- Exercise directions -
Without including any pictures, write out the listing below exactly.

## Start Data block

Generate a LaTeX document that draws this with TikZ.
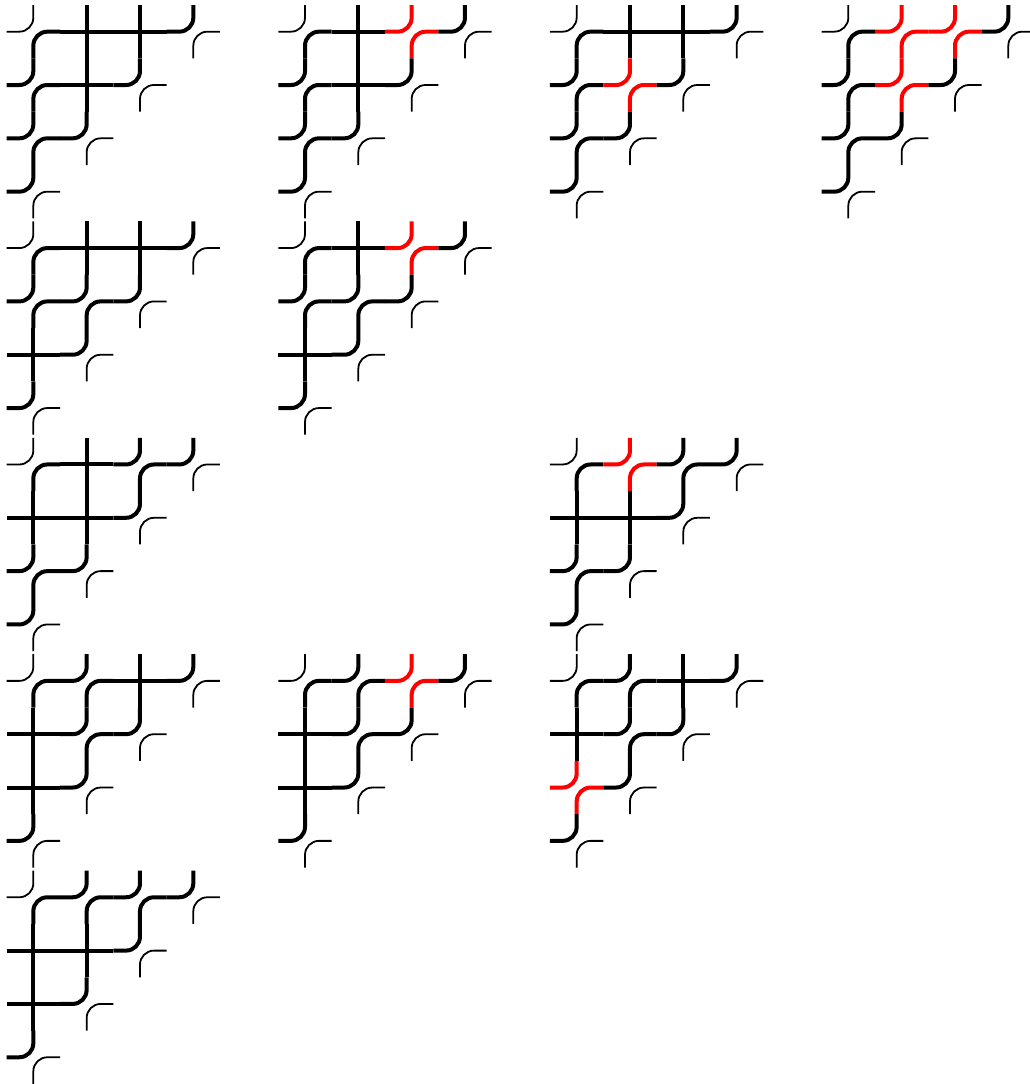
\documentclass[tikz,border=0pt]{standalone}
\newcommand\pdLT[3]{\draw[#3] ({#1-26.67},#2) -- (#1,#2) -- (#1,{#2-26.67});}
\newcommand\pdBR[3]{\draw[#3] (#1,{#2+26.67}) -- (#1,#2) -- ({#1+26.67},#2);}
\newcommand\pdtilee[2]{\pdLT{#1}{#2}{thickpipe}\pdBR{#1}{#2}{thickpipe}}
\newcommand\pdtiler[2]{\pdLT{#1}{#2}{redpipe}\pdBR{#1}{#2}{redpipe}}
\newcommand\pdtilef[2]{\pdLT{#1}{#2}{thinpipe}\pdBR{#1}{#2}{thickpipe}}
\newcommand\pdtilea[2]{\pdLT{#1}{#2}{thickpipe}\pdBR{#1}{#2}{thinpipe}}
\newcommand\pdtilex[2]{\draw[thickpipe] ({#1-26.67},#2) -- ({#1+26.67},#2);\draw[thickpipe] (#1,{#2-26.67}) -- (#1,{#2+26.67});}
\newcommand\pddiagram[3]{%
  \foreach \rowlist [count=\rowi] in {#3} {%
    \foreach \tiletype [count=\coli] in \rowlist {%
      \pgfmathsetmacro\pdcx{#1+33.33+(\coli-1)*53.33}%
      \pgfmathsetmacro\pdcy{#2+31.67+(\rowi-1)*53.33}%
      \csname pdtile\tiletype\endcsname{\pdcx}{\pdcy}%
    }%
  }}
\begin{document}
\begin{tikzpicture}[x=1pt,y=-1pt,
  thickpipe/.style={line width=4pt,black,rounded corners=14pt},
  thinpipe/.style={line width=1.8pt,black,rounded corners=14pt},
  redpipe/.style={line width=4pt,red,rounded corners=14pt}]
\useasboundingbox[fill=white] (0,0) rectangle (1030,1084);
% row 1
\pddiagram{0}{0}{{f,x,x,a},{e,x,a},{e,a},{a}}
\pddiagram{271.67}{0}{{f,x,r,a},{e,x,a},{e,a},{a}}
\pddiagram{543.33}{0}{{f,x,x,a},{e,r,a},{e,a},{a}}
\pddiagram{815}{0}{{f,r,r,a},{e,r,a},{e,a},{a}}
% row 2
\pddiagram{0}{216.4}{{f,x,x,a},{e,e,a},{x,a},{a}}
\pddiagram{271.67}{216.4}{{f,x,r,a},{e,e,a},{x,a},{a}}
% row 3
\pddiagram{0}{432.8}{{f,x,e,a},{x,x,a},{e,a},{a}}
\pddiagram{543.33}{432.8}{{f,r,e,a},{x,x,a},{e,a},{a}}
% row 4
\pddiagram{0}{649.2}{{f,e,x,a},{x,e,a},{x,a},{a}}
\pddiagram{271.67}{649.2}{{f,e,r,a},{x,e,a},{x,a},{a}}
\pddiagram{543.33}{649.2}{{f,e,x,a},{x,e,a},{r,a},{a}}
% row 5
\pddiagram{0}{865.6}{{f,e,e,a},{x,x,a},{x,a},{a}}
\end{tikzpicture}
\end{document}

## End Data block

- Exercise result -
Generate a LaTeX document that draws this with TikZ.
\documentclass[tikz,border=0pt]{standalone}
\newcommand\pdLT[3]{\draw[#3] ({#1-26.67},#2) -- (#1,#2) -- (#1,{#2-26.67});}
\newcommand\pdBR[3]{\draw[#3] (#1,{#2+26.67}) -- (#1,#2) -- ({#1+26.67},#2);}
\newcommand\pdtilee[2]{\pdLT{#1}{#2}{thickpipe}\pdBR{#1}{#2}{thickpipe}}
\newcommand\pdtiler[2]{\pdLT{#1}{#2}{redpipe}\pdBR{#1}{#2}{redpipe}}
\newcommand\pdtilef[2]{\pdLT{#1}{#2}{thinpipe}\pdBR{#1}{#2}{thickpipe}}
\newcommand\pdtilea[2]{\pdLT{#1}{#2}{thickpipe}\pdBR{#1}{#2}{thinpipe}}
\newcommand\pdtilex[2]{\draw[thickpipe] ({#1-26.67},#2) -- ({#1+26.67},#2);\draw[thickpipe] (#1,{#2-26.67}) -- (#1,{#2+26.67});}
\newcommand\pddiagram[3]{%
  \foreach \rowlist [count=\rowi] in {#3} {%
    \foreach \tiletype [count=\coli] in \rowlist {%
      \pgfmathsetmacro\pdcx{#1+33.33+(\coli-1)*53.33}%
      \pgfmathsetmacro\pdcy{#2+31.67+(\rowi-1)*53.33}%
      \csname pdtile\tiletype\endcsname{\pdcx}{\pdcy}%
    }%
  }}
\begin{document}
\begin{tikzpicture}[x=1pt,y=-1pt,
  thickpipe/.style={line width=4pt,black,rounded corners=14pt},
  thinpipe/.style={line width=1.8pt,black,rounded corners=14pt},
  redpipe/.style={line width=4pt,red,rounded corners=14pt}]
\useasboundingbox[fill=white] (0,0) rectangle (1030,1084);
% row 1
\pddiagram{0}{0}{{f,x,x,a},{e,x,a},{e,a},{a}}
\pddiagram{271.67}{0}{{f,x,r,a},{e,x,a},{e,a},{a}}
\pddiagram{543.33}{0}{{f,x,x,a},{e,r,a},{e,a},{a}}
\pddiagram{815}{0}{{f,r,r,a},{e,r,a},{e,a},{a}}
% row 2
\pddiagram{0}{216.4}{{f,x,x,a},{e,e,a},{x,a},{a}}
\pddiagram{271.67}{216.4}{{f,x,r,a},{e,e,a},{x,a},{a}}
% row 3
\pddiagram{0}{432.8}{{f,x,e,a},{x,x,a},{e,a},{a}}
\pddiagram{543.33}{432.8}{{f,r,e,a},{x,x,a},{e,a},{a}}
% row 4
\pddiagram{0}{649.2}{{f,e,x,a},{x,e,a},{x,a},{a}}
\pddiagram{271.67}{649.2}{{f,e,r,a},{x,e,a},{x,a},{a}}
\pddiagram{543.33}{649.2}{{f,e,x,a},{x,e,a},{r,a},{a}}
% row 5
\pddiagram{0}{865.6}{{f,e,e,a},{x,x,a},{x,a},{a}}
\end{tikzpicture}
\end{document}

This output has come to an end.